Ms. Williamson says that “We were born to make manifest the glory of God within us. It is not just in some; it is in everyone.”  She goes on to say that this glory, “our own light,” then liberates ourselves and others from our fear.

If God, being love, is what casts out all fear, there is something amiss in the notion that this “glory of God…is not just in some; it is in everyone.” Does God—His perfect love—abide in everyone? Or is she saying there is something God-like in everyone, the innate compensation for any inadequacy, which means we have no inadequacy to fear? I hope I don’t have to point out the New Age leanings of this idea.

The sentiment certainly tends toward some feel-good, motivational, “the light is within you” philosophy; but the premise is bogus because we are inadequate. We are human, not divine. We are weak, lacking, insufficient in more aspects than most of us want to admit, and therefore we fear. To pretend that we have no fear of inadequacy is a farce, and more likely to get us into dangerous or embarrassing situations than actually empower us.
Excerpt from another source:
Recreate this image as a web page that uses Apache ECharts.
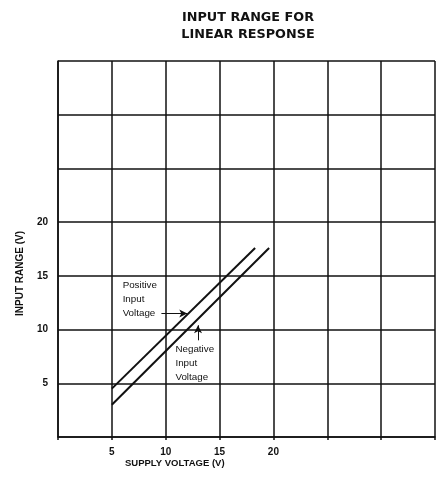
<!DOCTYPE html>
<html>
<head>
<meta charset="utf-8">
<script src="https://cdn.jsdelivr.net/npm/echarts@6/dist/echarts.min.js"></script>
<style>
  html, body { margin: 0; padding: 0; background: #fff; }
  #chart { width: 443px; height: 479px; }
</style>
</head>
<body>
<div id="chart"></div>
<script>
// 数据: 供电电压 vs 线性输入范围
const xTicks = [5, 10, 15, 20];
const yTicks = [5, 10, 15, 20];
const positiveLine = [[5, 4.5], [18.3, 17.6]];
const negativeLine = [[5, 3.0], [19.6, 17.6]];
// 注释位置(数据坐标)
const posLabelAt = [6.0, 12.85];
const negLabelAt = [10.9, 6.9];
const posArrow = [[9.6, 11.5], [12.0, 11.5]];
const negArrow = [[13.0, 9.0], [13.0, 10.4]];

const font = '"Liberation Sans", Arial, sans-serif';
const wideFont = '"DejaVu Sans", sans-serif';

const option = {
  animation: false,
  backgroundColor: '#fff',
  title: {
    text: 'INPUT RANGE FOR\nLINEAR RESPONSE',
    left: 243, top: 4,
    textAlign: 'center',
    textStyle: { fontFamily: wideFont, fontWeight: 'bold', fontSize: 12.8, lineHeight: 17, color: '#111' }
  },
  grid: { left: 58, right: 8, top: 61, bottom: 42 },
  xAxis: {
    type: 'value', min: 0, max: 35, interval: 5,
    axisLine: { lineStyle: { color: '#111', width: 1.5 } },
    axisTick: { show: true, length: 3, lineStyle: { color: '#111', width: 1.5 } },
    splitLine: { lineStyle: { color: '#111', width: 1.5 } },
    axisLabel: {
      margin: 10, color: '#111', fontFamily: font, fontWeight: 'bold', fontSize: 10,
      formatter: v => xTicks.includes(v) ? String(v) : ''
    }
  },
  yAxis: {
    type: 'value', min: 0, max: 35, interval: 5,
    axisLine: { lineStyle: { color: '#111', width: 1.5 } },
    axisTick: { show: false },
    splitLine: { lineStyle: { color: '#111', width: 1.5 } },
    axisLabel: {
      margin: 10, color: '#111', fontFamily: font, fontWeight: 'bold', fontSize: 10,
      formatter: v => yTicks.includes(v) ? String(v) : ''
    }
  },
  graphic: [
    {
      type: 'text', left: 125, top: 458,
      style: { text: 'SUPPLY VOLTAGE (V)', fontFamily: font, fontWeight: 'bold', fontSize: 9.5, fill: '#111' }
    },
    {
      type: 'text', x: 15, y: 316, rotation: Math.PI / 2,
      style: { text: 'INPUT RANGE (V)', fontFamily: font, fontWeight: 'bold', fontSize: 10, fill: '#111' }
    }
  ],
  series: [
    {
      name: 'Positive', type: 'line', data: positiveLine, symbol: 'none',
      lineStyle: { color: '#111', width: 2 },
      markPoint: {
        symbol: 'circle', symbolSize: 0,
        label: {
          show: true, position: 'right', distance: 0, align: 'left',
          formatter: 'Positive\nInput\nVoltage',
          fontFamily: font, fontSize: 9.8, lineHeight: 14, color: '#111'
        },
        data: [{ coord: posLabelAt }]
      },
      markLine: {
        silent: true, symbol: ['none', 'arrow'], symbolSize: [6, 8],
        label: { show: false },
        lineStyle: { color: '#111', width: 1, type: 'solid' },
        data: [
          [{ coord: posArrow[0] }, { coord: posArrow[1] }],
          [{ coord: negArrow[0] }, { coord: negArrow[1] }]
        ]
      }
    },
    {
      name: 'Negative', type: 'line', data: negativeLine, symbol: 'none',
      lineStyle: { color: '#111', width: 2 },
      markPoint: {
        symbol: 'circle', symbolSize: 0,
        label: {
          show: true, position: 'right', distance: 0, align: 'left',
          formatter: 'Negative\nInput\nVoltage',
          fontFamily: font, fontSize: 9.8, lineHeight: 14, color: '#111'
        },
        data: [{ coord: negLabelAt }]
      }
    }
  ]
};

const myChart = echarts.init(document.getElementById('chart'), null, { renderer: 'canvas' });
myChart.setOption(option);
</script>
</body>
</html>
I’m not preaching defeatism, don’t misunderstand. We can conquer fear, but not through “our own light.” When Jesus said, “In your weakness, My strength is made perfect,” He made a statement that may not sound as appealing as “Our deepest fear is that we are powerful beyond measure,” but it contains a lot more truth and reality.

There isn’t anything wrong with fearing our inadequacy because we are, in fact, weak. The real inspirational, motivational actuality, though, is that we don’t have to be crippled by it if we allow Christ to compensate for our inadequacies.

Perfect love casts out all fear…and God is love.